§ What is asked
Restate, exactly and without pictures, the lines from the start of the listing below through the line holding "const yStep = 70;".

┄┄┄┄┄┄┄┄┄┄┄┄┄┄┄┄┄┄┄┄

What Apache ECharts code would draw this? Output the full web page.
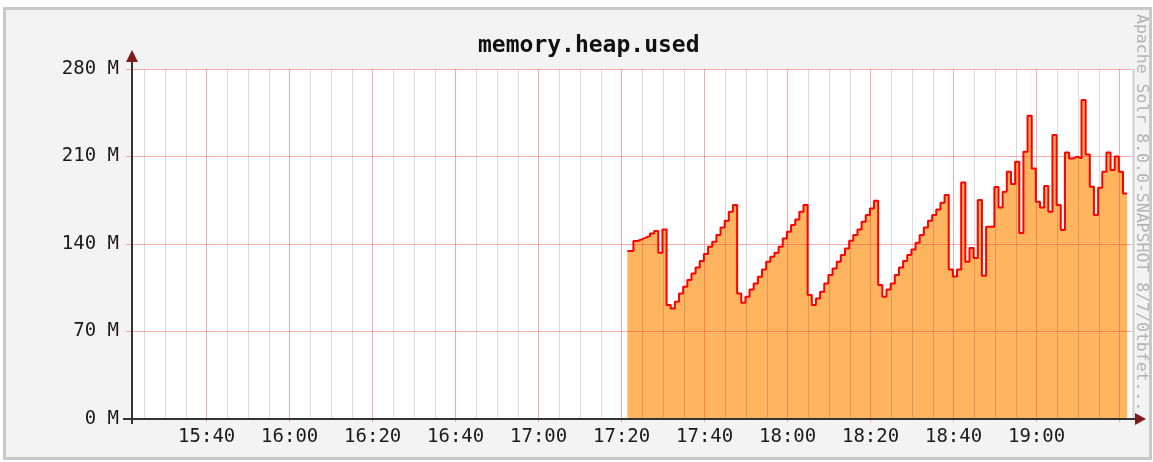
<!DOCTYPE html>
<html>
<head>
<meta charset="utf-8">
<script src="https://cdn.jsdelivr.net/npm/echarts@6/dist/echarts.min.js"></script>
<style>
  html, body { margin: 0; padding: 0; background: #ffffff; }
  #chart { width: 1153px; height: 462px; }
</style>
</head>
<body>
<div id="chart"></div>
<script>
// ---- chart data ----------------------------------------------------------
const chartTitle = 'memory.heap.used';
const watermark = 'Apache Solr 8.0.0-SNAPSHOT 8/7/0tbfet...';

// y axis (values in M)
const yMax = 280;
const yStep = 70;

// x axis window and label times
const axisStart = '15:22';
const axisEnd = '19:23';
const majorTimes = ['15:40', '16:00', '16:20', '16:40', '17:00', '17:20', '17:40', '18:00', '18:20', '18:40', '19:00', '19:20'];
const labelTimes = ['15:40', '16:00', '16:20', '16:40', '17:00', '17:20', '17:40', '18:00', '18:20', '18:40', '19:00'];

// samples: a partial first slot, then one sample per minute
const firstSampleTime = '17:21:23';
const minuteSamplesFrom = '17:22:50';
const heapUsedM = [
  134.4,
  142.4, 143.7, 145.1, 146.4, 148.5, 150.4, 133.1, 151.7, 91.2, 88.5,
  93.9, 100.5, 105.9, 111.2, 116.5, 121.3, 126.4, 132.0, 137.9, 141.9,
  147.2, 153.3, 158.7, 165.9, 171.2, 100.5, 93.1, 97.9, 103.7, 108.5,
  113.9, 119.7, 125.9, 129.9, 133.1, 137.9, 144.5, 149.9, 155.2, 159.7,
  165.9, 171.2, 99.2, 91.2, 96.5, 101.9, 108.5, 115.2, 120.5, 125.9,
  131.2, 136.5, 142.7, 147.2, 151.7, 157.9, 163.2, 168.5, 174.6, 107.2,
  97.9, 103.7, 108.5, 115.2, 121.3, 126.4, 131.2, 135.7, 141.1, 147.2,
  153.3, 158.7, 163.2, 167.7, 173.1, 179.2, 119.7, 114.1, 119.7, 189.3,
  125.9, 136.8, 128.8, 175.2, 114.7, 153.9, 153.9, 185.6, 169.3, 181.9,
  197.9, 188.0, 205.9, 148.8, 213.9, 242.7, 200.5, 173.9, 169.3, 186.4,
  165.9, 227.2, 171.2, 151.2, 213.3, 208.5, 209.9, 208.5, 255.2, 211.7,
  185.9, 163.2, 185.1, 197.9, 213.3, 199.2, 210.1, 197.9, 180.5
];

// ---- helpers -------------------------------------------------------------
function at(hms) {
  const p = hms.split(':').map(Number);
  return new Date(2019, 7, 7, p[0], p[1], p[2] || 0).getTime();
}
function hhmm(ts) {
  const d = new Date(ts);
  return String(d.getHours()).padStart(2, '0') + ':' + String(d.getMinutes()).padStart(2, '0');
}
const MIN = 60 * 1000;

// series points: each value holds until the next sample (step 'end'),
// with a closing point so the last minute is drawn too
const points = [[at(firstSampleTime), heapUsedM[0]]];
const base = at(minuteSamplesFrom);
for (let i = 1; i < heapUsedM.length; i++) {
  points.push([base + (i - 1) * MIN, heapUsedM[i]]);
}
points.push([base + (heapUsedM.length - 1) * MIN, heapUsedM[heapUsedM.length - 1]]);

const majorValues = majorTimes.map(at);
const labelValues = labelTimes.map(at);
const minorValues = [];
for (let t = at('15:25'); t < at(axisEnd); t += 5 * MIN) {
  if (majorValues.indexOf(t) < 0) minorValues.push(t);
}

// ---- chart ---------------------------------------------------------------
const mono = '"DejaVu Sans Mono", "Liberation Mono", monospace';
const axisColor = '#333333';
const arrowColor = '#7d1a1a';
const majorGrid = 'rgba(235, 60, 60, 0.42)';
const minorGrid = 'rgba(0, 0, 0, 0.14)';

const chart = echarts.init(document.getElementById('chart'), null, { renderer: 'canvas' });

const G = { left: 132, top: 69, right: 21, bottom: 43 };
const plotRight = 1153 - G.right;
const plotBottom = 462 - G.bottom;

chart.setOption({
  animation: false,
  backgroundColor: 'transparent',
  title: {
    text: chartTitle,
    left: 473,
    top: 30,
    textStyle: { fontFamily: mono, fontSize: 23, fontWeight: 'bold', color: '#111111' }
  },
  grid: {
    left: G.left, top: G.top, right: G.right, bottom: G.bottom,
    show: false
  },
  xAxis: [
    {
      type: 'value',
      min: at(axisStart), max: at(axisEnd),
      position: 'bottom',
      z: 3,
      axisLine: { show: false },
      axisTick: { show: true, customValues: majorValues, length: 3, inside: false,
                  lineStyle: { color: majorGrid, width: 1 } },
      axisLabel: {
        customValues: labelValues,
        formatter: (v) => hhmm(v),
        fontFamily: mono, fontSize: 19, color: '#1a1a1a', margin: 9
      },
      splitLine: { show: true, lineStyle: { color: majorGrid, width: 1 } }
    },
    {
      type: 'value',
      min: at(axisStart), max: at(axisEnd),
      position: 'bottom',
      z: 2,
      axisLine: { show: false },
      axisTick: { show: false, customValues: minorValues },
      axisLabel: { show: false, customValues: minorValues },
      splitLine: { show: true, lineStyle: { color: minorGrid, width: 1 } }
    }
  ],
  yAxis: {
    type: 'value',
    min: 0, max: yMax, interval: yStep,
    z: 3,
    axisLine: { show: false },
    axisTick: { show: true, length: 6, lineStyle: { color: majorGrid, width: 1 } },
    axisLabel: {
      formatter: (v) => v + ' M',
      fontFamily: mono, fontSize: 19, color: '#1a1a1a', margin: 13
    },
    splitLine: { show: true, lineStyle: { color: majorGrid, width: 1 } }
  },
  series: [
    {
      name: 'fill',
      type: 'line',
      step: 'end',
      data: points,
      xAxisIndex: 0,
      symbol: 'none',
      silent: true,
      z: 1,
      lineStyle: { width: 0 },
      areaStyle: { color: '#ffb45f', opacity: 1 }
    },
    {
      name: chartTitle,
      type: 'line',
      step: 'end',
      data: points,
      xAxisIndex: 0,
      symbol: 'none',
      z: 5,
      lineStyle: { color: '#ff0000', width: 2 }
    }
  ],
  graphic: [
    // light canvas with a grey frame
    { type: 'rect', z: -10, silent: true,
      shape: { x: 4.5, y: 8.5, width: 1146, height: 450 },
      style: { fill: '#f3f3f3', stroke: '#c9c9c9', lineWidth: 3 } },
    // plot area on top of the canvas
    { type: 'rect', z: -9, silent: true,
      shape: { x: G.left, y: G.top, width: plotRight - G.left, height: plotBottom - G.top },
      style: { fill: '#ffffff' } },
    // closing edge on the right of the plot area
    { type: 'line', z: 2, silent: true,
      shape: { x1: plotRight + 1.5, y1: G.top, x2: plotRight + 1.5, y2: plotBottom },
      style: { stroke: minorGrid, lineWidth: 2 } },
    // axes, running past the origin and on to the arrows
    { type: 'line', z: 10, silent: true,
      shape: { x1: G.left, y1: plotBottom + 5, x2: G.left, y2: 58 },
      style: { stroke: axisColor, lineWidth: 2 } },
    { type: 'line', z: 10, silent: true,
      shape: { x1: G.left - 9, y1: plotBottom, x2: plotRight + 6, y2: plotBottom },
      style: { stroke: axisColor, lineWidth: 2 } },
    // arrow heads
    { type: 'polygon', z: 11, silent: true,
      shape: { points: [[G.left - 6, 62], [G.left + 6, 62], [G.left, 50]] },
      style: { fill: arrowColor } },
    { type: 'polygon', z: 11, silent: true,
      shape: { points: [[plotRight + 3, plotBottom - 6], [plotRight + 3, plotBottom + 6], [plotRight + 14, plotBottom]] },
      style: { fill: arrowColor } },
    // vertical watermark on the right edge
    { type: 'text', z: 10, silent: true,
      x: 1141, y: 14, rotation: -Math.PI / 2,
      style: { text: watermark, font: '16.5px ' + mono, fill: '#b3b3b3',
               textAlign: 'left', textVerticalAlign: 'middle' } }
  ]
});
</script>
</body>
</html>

┄┄┄┄┄┄┄┄┄┄┄┄┄┄┄┄┄┄┄┄

§ Written solution
What Apache ECharts code would draw this? Output the full web page.
<!DOCTYPE html>
<html>
<head>
<meta charset="utf-8">
<script src="https://cdn.jsdelivr.net/npm/echarts@6/dist/echarts.min.js"></script>
<style>
  html, body { margin: 0; padding: 0; background: #ffffff; }
  #chart { width: 1153px; height: 462px; }
</style>
</head>
<body>
<div id="chart"></div>
<script>
// ---- chart data ----------------------------------------------------------
const chartTitle = 'memory.heap.used';
const watermark = 'Apache Solr 8.0.0-SNAPSHOT 8/7/0tbfet...';

// y axis (values in M)
const yMax = 280;
const yStep = 70;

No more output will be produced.